The Role of Music in the Church

In the late 19th century, Charles Finney led multiple revivals in New York. A tireless preacher, abolitionist, and musician, Finney figured largely in what became known as the Second Great Awakening in the United States. A contemporary in New York wrote, “The whole community was stirred. Religion was the topic of conversation in the house, in the shop, in the office and on the street. The only theater in the city was converted into a livery stable; the only circus into a soap and candle factory. Grog shops were closed; the Sabbath was honored; the sanctuaries were thronged with happy worshippers; a new impulse was given to every philanthropic enterprise; the fountains of benevolence were opened, and men lived to good.

As the revival passed, Finney observed that a desire for the effects of revival was causing new preachers to skip the step of repentance and Godly sorrow for sin, and instead structure their services to evoke an emotional response that mimicked the revivals he had taken part in. This led him to write a series of letters to American pastors, now known as Finney’s Letters on Revival. In these letters, Finney encouraged ministers to create revival by provoking their congregations to holiness, instead of creating a cheap emotional counterfeit to true salvation.

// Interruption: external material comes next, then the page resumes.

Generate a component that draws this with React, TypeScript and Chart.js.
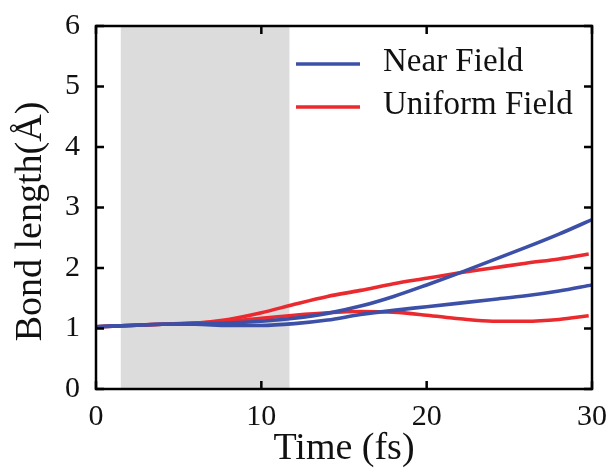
import React, { useEffect, useRef } from "react";
import { Chart, registerables } from "chart.js";

Chart.register(...registerables);

const timeBlue = [0, 2, 4, 6, 8, 10, 12, 14, 16, 18, 20, 22, 24, 26, 28, 30];
const timeRed = [0, 2, 4, 6, 8, 10, 12, 14, 16, 18, 20, 22, 24, 26, 28, 29.8];

const nearFieldA = [1.03, 1.05, 1.07, 1.08, 1.09, 1.12, 1.17, 1.25, 1.37, 1.53, 1.72, 1.92, 2.13, 2.34, 2.56, 2.8];
const nearFieldB = [1.03, 1.05, 1.07, 1.07, 1.05, 1.05, 1.08, 1.14, 1.23, 1.3, 1.36, 1.42, 1.48, 1.54, 1.62, 1.72];
const uniformFieldA = [1.03, 1.05, 1.07, 1.09, 1.15, 1.26, 1.4, 1.53, 1.63, 1.74, 1.83, 1.92, 2.0, 2.08, 2.15, 2.23];
const uniformFieldB = [1.03, 1.05, 1.07, 1.09, 1.12, 1.17, 1.22, 1.26, 1.28, 1.27, 1.22, 1.16, 1.12, 1.12, 1.15, 1.21];

const shadeRange = [1.5, 11.7];
const legendLabels = ["Near Field", "Uniform Field"];
const xTitle = "Time (fs)";
const yTitle = "Bond length(Å)";
const xTicks = [0, 10, 20, 30];
const yTicks = [0, 1, 2, 3, 4, 5, 6];

const BLUE = "#3c50a8";
const RED = "#ea2a2e";
const FONT = "'Liberation Serif', 'Times New Roman', serif";

const toPoints = (xs: number[], ys: number[]) => xs.map((x, i) => ({ x, y: ys[i] }));

export default function App() {
  const ref = useRef<HTMLCanvasElement | null>(null);

  useEffect(() => {
    if (!ref.current) return;

    const shadePlugin = {
      id: "shade",
      beforeDatasetsDraw(chart: any) {
        const { ctx, chartArea, scales } = chart;
        const x0 = scales.x.getPixelForValue(shadeRange[0]);
        const x1 = scales.x.getPixelForValue(shadeRange[1]);
        ctx.save();
        ctx.fillStyle = "#dcdcdc";
        ctx.fillRect(x0, chartArea.top, x1 - x0, chartArea.bottom - chartArea.top);
        ctx.restore();
      },
    };

    const framePlugin = {
      id: "frame",
      afterDraw(chart: any) {
        const { ctx, chartArea, scales } = chart;
        const { left, right, top, bottom } = chartArea;
        ctx.save();
        ctx.strokeStyle = "#000";
        ctx.lineWidth = 2.5;
        ctx.strokeRect(left, top, right - left, bottom - top);
        const tl = 8;
        ctx.beginPath();
        xTicks.forEach((v) => {
          const px = scales.x.getPixelForValue(v);
          ctx.moveTo(px, bottom);
          ctx.lineTo(px, bottom - tl);
          ctx.moveTo(px, top);
          ctx.lineTo(px, top + tl);
        });
        yTicks.forEach((v) => {
          const py = scales.y.getPixelForValue(v);
          ctx.moveTo(left, py);
          ctx.lineTo(left + tl, py);
          ctx.moveTo(right, py);
          ctx.lineTo(right - tl, py);
        });
        ctx.stroke();

        // y axis title
        ctx.save();
        ctx.translate(31, (top + bottom) / 2 + 14);
        ctx.rotate(-Math.PI / 2);
        ctx.font = `38px ${FONT}`;
        ctx.fillStyle = "#111";
        ctx.textAlign = "center";
        ctx.textBaseline = "middle";
        ctx.fillText(yTitle, 0, 0);
        ctx.restore();

        // legend
        const colors = [chart.data.datasets[0].borderColor, chart.data.datasets[2].borderColor];
        const lx0 = right - 296;
        const ys = [top + 38, top + 81];
        ctx.font = `33px ${FONT}`;
        ctx.textBaseline = "middle";
        ctx.textAlign = "left";
        legendLabels.forEach((lab, i) => {
          ctx.strokeStyle = colors[i];
          ctx.lineWidth = 3.5;
          ctx.beginPath();
          ctx.moveTo(lx0, ys[i]);
          ctx.lineTo(lx0 + 64, ys[i]);
          ctx.stroke();
          ctx.fillStyle = "#111";
          ctx.fillText(lab, lx0 + 87, ys[i] - 2);
        });
        ctx.restore();
      },
    };

    const ds = (data: any, color: string, label: string) => ({
      label,
      data,
      borderColor: color,
      backgroundColor: color,
      borderWidth: 3.6,
      pointRadius: 0,
      tension: 0.4,
      cubicInterpolationMode: "monotone" as const,
      fill: false,
    });

    const chart = new Chart(ref.current, {
      type: "line",
      data: {
        datasets: [
          ds(toPoints(timeBlue, nearFieldA), BLUE, legendLabels[0]),
          ds(toPoints(timeBlue, nearFieldB), BLUE, legendLabels[0]),
          ds(toPoints(timeRed, uniformFieldA), RED, legendLabels[1]),
          ds(toPoints(timeRed, uniformFieldB), RED, legendLabels[1]),
        ],
      },
      options: {
        animation: false,
        responsive: false,
        devicePixelRatio: 1,
        layout: { padding: { top: 19, right: 18, left: 0, bottom: 0 } },
        plugins: { legend: { display: false }, tooltip: { enabled: false } },
        scales: {
          x: {
            type: "linear",
            min: 0,
            max: 30,
            border: { display: false },
            grid: { display: false },
            afterFit: (s: any) => {
              s.height = 81;
            },
            ticks: {
              stepSize: 10,
              padding: 2,
              color: "#111",
              font: { family: FONT, size: 30 },
              maxRotation: 0,
            },
            title: {
              display: true,
              text: xTitle,
              color: "#111",
              font: { family: FONT, size: 38 },
              padding: { top: 0, bottom: -2 },
            },
          },
          y: {
            min: 0,
            max: 6,
            border: { display: false },
            grid: { display: false },
            afterFit: (s: any) => {
              s.width = 96;
            },
            ticks: {
              stepSize: 1,
              padding: 8,
              color: "#111",
              font: { family: FONT, size: 30 },
            },
            title: { display: false, text: yTitle },
          },
        },
      },
      plugins: [shadePlugin, framePlugin],
    });

    return () => chart.destroy();
  }, []);

  return (
    <div style={{ position: "fixed", left: 0, top: 0, width: 610, height: 470, background: "#fff" }}>
      <canvas ref={ref} width={610} height={470} style={{ width: 610, height: 470 }} />
    </div>
  );
}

Today, modern worship teams often choose to counterfeit God’s intended role for music in the church, instead opting to evoke an emotional response in the way they structure their performances. Instead of leveraging music to teach & encourage believers to a closer walk with God through prayer and consecration, this entertainment-driven experience evokes a false emotional reaction that only mimics the true spiritual change that can be achieve through a deeper walk with Christ.

Long sustained chords, whispered phrases, a slow-burn of repeated mantras leading to a drum fill and an emotional key change — these readily and equally evoke physical and emotional reactions at a Celine Dion concert in Las Vegas, or in your local church. When the lights dim, the fog machines spin up, and the synthesizers hum, the congregation knows it’s time to “turn on” the worship.

If preachers are called to focus on the core message of the gospel, utilizing the truth of God’s word instead of cheap emotional rhetoric to encourage congregants to change, then musicians should be held to the same standard. What if music leaders chose to structure a set of hymns and choruses to cause the congregation to sing together, thinking and dwelling on the goodness of God? What if the goal was not to engender emotion, but was instead to remind believers that they are in church, to set aside the outside concerns that they brought into the sanctuary, and to prepare their hearts and minds to consecrate to a deeper walk with Christ?

What if the song service is equally tempered to both praise the Lord, and to teach new attendees about the nature of Jesus’ sacrifice and how they can be saved? This is the role of music in the church, and as musicians our job is to present the gospel in song. Anything else is cheap fakery, and we shoud avoid it all costs.

It Is Well With My Soul

But, you might ask, what about venerated hymns that often bring about emotional reactions? Doesn’t the chorus of It Is Well With My Soul utilize repeated phrases? Absolutely it does. However, it is coupled with doctrinal teaching in the verses that anchor the repetition in scriptural truth. My sin, o the bliss of this glorious thought… is nailed to the cross, and I bear it no more.

There is nothing wrong with having an emotional reaction to the message of the Gospel — in fact, a youth minister in my home church in Los Angeles was often heard to say “If that don’t light your fire, you’re wood’s wet,” and he was right! However, the emotion should arise as a reaction to the truth of a Biblical message, not in response to a songwriting device that triggers the reaction regardless of the song’s lyrical content.

Compare that to Jesus Culture’s “Spirit Breaks out.” The lyrics seek revival, but only in the context of “praise.” There is no sense of repentance, no call for a deeper walk, no theological underpinning.


Spirit break out, break our walls down
Spirit break out, Heaven come down
King Jesus You're the name we're lifting high
Your glory shaking up the earth and skies
Revival we wanna see Your kingdom here
We wanna see Your kingdom here

Compare that to Jesus Culture’s “Spirit Breaks out.” The lyrics seek revival, but only in the context of “praise.” There is no sense of repentance, no call for a deeper walk, no theological underpinning.